## Exercise directions
No pictures go into the copy. Write out exactly the lines below from the one containing "Give me the matplotlib source for this chart." through the one containing "ax = fig.add_axes([0.082, 0.247, 0.9096, 0.718])".

## BEGIN Records supplied

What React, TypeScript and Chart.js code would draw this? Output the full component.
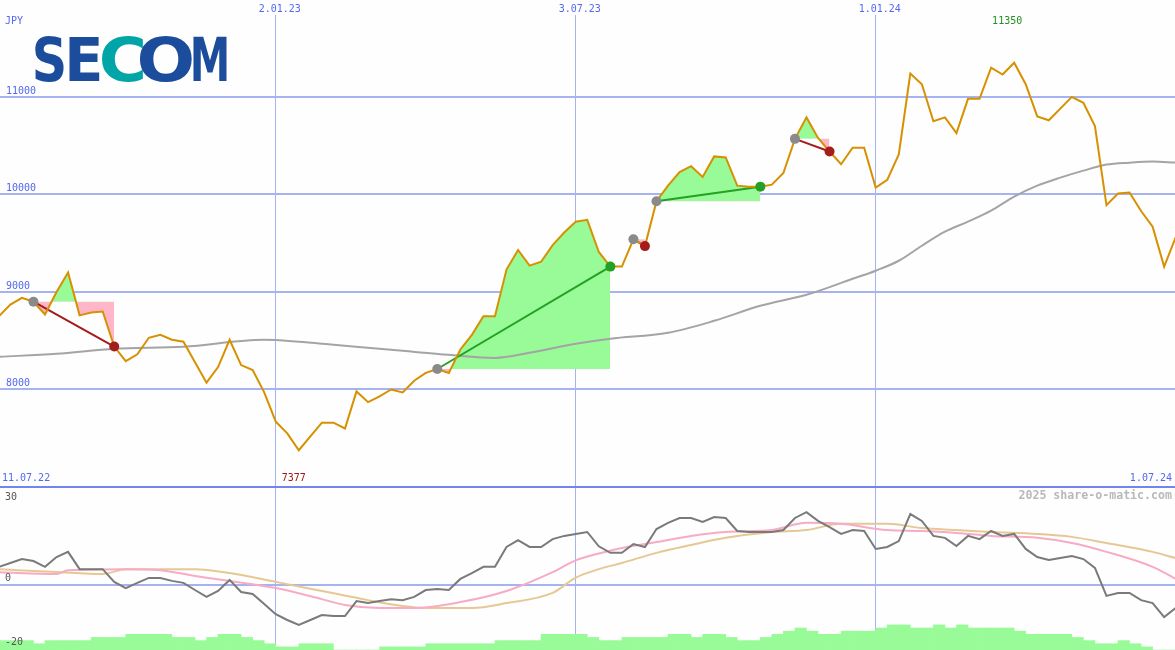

## END Records supplied
## BEGIN Records supplied

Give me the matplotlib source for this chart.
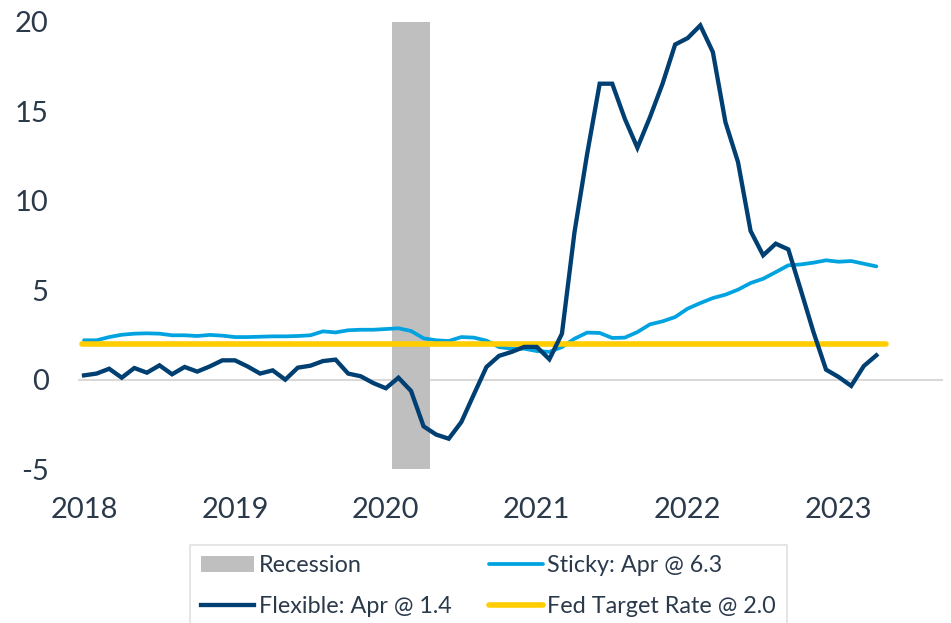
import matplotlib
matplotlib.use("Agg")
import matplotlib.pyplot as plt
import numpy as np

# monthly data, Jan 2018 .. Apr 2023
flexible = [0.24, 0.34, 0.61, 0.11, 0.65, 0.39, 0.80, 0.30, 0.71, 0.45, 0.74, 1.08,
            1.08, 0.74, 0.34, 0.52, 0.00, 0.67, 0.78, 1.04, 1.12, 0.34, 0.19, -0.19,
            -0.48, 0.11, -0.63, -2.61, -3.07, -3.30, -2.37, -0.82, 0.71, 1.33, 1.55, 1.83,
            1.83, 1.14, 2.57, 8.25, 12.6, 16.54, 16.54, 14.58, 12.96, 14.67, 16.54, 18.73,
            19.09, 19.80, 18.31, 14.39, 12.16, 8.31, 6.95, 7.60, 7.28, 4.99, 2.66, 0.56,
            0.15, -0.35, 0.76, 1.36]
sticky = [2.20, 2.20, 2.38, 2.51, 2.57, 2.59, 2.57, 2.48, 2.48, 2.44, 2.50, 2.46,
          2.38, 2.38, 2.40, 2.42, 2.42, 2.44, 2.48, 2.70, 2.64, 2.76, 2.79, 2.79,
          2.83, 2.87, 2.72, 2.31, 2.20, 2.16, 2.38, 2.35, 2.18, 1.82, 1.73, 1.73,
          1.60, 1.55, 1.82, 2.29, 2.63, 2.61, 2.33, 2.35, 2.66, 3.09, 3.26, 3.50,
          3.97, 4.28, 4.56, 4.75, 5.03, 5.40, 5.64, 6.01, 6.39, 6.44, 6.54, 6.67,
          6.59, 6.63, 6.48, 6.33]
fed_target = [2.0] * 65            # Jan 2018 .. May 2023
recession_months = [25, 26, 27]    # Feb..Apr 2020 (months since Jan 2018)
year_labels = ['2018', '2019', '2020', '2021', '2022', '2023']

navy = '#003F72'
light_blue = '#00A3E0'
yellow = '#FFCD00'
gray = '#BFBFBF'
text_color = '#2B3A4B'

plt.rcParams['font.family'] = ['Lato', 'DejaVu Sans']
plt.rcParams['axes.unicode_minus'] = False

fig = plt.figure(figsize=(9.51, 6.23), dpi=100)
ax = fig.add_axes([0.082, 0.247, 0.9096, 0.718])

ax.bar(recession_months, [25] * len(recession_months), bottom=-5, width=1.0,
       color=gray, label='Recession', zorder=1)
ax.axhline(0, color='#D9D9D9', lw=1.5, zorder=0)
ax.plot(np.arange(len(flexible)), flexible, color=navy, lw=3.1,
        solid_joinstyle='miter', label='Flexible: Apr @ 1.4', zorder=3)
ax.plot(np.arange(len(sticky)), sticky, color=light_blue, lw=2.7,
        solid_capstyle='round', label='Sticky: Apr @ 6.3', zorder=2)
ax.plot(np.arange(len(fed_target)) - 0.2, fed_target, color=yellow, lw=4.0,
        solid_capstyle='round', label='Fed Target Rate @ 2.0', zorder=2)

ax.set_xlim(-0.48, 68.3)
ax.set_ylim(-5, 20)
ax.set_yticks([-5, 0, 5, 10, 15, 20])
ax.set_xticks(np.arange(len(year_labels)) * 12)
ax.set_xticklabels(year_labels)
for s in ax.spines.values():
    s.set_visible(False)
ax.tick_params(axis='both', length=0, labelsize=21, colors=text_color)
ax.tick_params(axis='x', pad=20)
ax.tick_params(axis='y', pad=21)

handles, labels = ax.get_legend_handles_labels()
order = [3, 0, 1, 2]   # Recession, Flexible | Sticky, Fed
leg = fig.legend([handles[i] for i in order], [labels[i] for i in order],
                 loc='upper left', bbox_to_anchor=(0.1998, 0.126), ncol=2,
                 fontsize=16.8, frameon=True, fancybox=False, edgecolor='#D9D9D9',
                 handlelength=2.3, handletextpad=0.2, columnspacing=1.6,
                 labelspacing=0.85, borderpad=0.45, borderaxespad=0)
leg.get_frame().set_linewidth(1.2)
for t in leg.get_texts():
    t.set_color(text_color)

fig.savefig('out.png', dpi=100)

## END Records supplied

## Solution to the exercise
Give me the matplotlib source for this chart.
import matplotlib
matplotlib.use("Agg")
import matplotlib.pyplot as plt
import numpy as np

# monthly data, Jan 2018 .. Apr 2023
flexible = [0.24, 0.34, 0.61, 0.11, 0.65, 0.39, 0.80, 0.30, 0.71, 0.45, 0.74, 1.08,
            1.08, 0.74, 0.34, 0.52, 0.00, 0.67, 0.78, 1.04, 1.12, 0.34, 0.19, -0.19,
            -0.48, 0.11, -0.63, -2.61, -3.07, -3.30, -2.37, -0.82, 0.71, 1.33, 1.55, 1.83,
            1.83, 1.14, 2.57, 8.25, 12.6, 16.54, 16.54, 14.58, 12.96, 14.67, 16.54, 18.73,
            19.09, 19.80, 18.31, 14.39, 12.16, 8.31, 6.95, 7.60, 7.28, 4.99, 2.66, 0.56,
            0.15, -0.35, 0.76, 1.36]
sticky = [2.20, 2.20, 2.38, 2.51, 2.57, 2.59, 2.57, 2.48, 2.48, 2.44, 2.50, 2.46,
          2.38, 2.38, 2.40, 2.42, 2.42, 2.44, 2.48, 2.70, 2.64, 2.76, 2.79, 2.79,
          2.83, 2.87, 2.72, 2.31, 2.20, 2.16, 2.38, 2.35, 2.18, 1.82, 1.73, 1.73,
          1.60, 1.55, 1.82, 2.29, 2.63, 2.61, 2.33, 2.35, 2.66, 3.09, 3.26, 3.50,
          3.97, 4.28, 4.56, 4.75, 5.03, 5.40, 5.64, 6.01, 6.39, 6.44, 6.54, 6.67,
          6.59, 6.63, 6.48, 6.33]
fed_target = [2.0] * 65            # Jan 2018 .. May 2023
recession_months = [25, 26, 27]    # Feb..Apr 2020 (months since Jan 2018)
year_labels = ['2018', '2019', '2020', '2021', '2022', '2023']

navy = '#003F72'
light_blue = '#00A3E0'
yellow = '#FFCD00'
gray = '#BFBFBF'
text_color = '#2B3A4B'

plt.rcParams['font.family'] = ['Lato', 'DejaVu Sans']
plt.rcParams['axes.unicode_minus'] = False

fig = plt.figure(figsize=(9.51, 6.23), dpi=100)
ax = fig.add_axes([0.082, 0.247, 0.9096, 0.718])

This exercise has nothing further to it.